Work to do: Take the data that follows and retype it word for word.

Raw data:
---*---
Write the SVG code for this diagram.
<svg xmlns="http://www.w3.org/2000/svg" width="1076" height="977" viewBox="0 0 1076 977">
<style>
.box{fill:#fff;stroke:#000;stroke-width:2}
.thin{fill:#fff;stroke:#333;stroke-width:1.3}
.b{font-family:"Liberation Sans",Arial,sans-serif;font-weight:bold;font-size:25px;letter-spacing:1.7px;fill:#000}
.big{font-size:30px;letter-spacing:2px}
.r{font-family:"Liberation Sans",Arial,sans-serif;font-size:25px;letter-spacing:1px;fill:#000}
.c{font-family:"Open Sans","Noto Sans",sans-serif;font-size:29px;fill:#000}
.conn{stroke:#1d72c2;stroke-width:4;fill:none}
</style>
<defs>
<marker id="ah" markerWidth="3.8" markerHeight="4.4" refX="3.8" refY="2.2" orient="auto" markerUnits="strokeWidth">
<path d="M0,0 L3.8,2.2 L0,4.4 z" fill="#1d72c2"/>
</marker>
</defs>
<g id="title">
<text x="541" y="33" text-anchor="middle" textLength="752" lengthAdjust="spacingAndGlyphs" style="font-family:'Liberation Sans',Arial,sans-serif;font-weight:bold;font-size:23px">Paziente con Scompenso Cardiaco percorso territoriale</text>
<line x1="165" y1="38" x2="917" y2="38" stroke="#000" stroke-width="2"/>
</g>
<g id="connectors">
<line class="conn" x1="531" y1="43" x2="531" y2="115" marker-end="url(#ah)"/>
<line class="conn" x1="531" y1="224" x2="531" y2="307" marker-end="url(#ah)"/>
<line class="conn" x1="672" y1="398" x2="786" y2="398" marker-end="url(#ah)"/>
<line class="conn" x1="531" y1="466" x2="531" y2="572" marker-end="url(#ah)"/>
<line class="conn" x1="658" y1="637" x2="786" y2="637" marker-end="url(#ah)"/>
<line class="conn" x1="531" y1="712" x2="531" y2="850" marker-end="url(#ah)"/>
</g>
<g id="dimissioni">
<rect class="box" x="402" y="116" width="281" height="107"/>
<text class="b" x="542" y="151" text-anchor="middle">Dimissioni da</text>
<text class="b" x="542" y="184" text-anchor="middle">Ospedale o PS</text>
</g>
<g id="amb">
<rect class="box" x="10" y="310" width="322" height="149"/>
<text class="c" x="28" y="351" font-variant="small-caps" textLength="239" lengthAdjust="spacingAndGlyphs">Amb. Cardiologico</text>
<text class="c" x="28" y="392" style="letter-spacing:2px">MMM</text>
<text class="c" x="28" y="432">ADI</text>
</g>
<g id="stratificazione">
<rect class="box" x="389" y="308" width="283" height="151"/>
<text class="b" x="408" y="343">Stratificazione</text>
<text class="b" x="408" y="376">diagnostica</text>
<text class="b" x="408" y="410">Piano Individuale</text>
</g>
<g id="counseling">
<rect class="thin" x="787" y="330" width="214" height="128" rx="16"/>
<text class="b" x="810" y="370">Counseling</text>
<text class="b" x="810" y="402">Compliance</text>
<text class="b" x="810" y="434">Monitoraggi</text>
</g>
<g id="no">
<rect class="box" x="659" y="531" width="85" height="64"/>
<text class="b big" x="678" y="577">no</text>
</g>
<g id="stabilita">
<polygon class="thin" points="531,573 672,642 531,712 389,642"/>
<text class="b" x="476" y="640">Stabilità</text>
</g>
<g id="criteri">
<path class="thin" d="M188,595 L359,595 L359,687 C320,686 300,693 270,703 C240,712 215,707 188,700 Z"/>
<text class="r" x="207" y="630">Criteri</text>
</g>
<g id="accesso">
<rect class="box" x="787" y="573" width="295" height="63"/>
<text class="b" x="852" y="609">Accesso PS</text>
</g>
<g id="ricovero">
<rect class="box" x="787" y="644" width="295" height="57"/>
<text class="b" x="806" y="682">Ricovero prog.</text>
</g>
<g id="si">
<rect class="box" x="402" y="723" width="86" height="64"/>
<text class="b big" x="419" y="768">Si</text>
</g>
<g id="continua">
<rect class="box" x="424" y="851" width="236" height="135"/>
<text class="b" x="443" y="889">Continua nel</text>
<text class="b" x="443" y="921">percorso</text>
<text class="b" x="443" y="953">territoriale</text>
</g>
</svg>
---*---
Response:
Write the SVG code for this diagram.
<svg xmlns="http://www.w3.org/2000/svg" width="1076" height="977" viewBox="0 0 1076 977">
<style>
.box{fill:#fff;stroke:#000;stroke-width:2}
.thin{fill:#fff;stroke:#333;stroke-width:1.3}
.b{font-family:"Liberation Sans",Arial,sans-serif;font-weight:bold;font-size:25px;letter-spacing:1.7px;fill:#000}
.big{font-size:30px;letter-spacing:2px}
.r{font-family:"Liberation Sans",Arial,sans-serif;font-size:25px;letter-spacing:1px;fill:#000}
.c{font-family:"Open Sans","Noto Sans",sans-serif;font-size:29px;fill:#000}
.conn{stroke:#1d72c2;stroke-width:4;fill:none}
</style>
<defs>
<marker id="ah" markerWidth="3.8" markerHeight="4.4" refX="3.8" refY="2.2" orient="auto" markerUnits="strokeWidth">
<path d="M0,0 L3.8,2.2 L0,4.4 z" fill="#1d72c2"/>
</marker>
</defs>
<g id="title">
<text x="541" y="33" text-anchor="middle" textLength="752" lengthAdjust="spacingAndGlyphs" style="font-family:'Liberation Sans',Arial,sans-serif;font-weight:bold;font-size:23px">Paziente con Scompenso Cardiaco percorso territoriale</text>
<line x1="165" y1="38" x2="917" y2="38" stroke="#000" stroke-width="2"/>
</g>
<g id="connectors">
<line class="conn" x1="531" y1="43" x2="531" y2="115" marker-end="url(#ah)"/>
<line class="conn" x1="531" y1="224" x2="531" y2="307" marker-end="url(#ah)"/>
<line class="conn" x1="672" y1="398" x2="786" y2="398" marker-end="url(#ah)"/>
<line class="conn" x1="531" y1="466" x2="531" y2="572" marker-end="url(#ah)"/>
<line class="conn" x1="658" y1="637" x2="786" y2="637" marker-end="url(#ah)"/>
<line class="conn" x1="531" y1="712" x2="531" y2="850" marker-end="url(#ah)"/>
</g>
<g id="dimissioni">
<rect class="box" x="402" y="116" width="281" height="107"/>
<text class="b" x="542" y="151" text-anchor="middle">Dimissioni da</text>
<text class="b" x="542" y="184" text-anchor="middle">Ospedale o PS</text>
</g>
<g id="amb">
<rect class="box" x="10" y="310" width="322" height="149"/>
<text class="c" x="28" y="351" font-variant="small-caps" textLength="239" lengthAdjust="spacingAndGlyphs">Amb. Cardiologico</text>
<text class="c" x="28" y="392" style="letter-spacing:2px">MMM</text>
<text class="c" x="28" y="432">ADI</text>
</g>
<g id="stratificazione">
<rect class="box" x="389" y="308" width="283" height="151"/>
<text class="b" x="408" y="343">Stratificazione</text>
<text class="b" x="408" y="376">diagnostica</text>
<text class="b" x="408" y="410">Piano Individuale</text>
</g>
<g id="counseling">
<rect class="thin" x="787" y="330" width="214" height="128" rx="16"/>
<text class="b" x="810" y="370">Counseling</text>
<text class="b" x="810" y="402">Compliance</text>
<text class="b" x="810" y="434">Monitoraggi</text>
</g>
<g id="no">
<rect class="box" x="659" y="531" width="85" height="64"/>
<text class="b big" x="678" y="577">no</text>
</g>
<g id="stabilita">
<polygon class="thin" points="531,573 672,642 531,712 389,642"/>
<text class="b" x="476" y="640">Stabilità</text>
</g>
<g id="criteri">
<path class="thin" d="M188,595 L359,595 L359,687 C320,686 300,693 270,703 C240,712 215,707 188,700 Z"/>
<text class="r" x="207" y="630">Criteri</text>
</g>
<g id="accesso">
<rect class="box" x="787" y="573" width="295" height="63"/>
<text class="b" x="852" y="609">Accesso PS</text>
</g>
<g id="ricovero">
<rect class="box" x="787" y="644" width="295" height="57"/>
<text class="b" x="806" y="682">Ricovero prog.</text>
</g>
<g id="si">
<rect class="box" x="402" y="723" width="86" height="64"/>
<text class="b big" x="419" y="768">Si</text>
</g>
<g id="continua">
<rect class="box" x="424" y="851" width="236" height="135"/>
<text class="b" x="443" y="889">Continua nel</text>
<text class="b" x="443" y="921">percorso</text>
<text class="b" x="443" y="953">territoriale</text>
</g>
</svg>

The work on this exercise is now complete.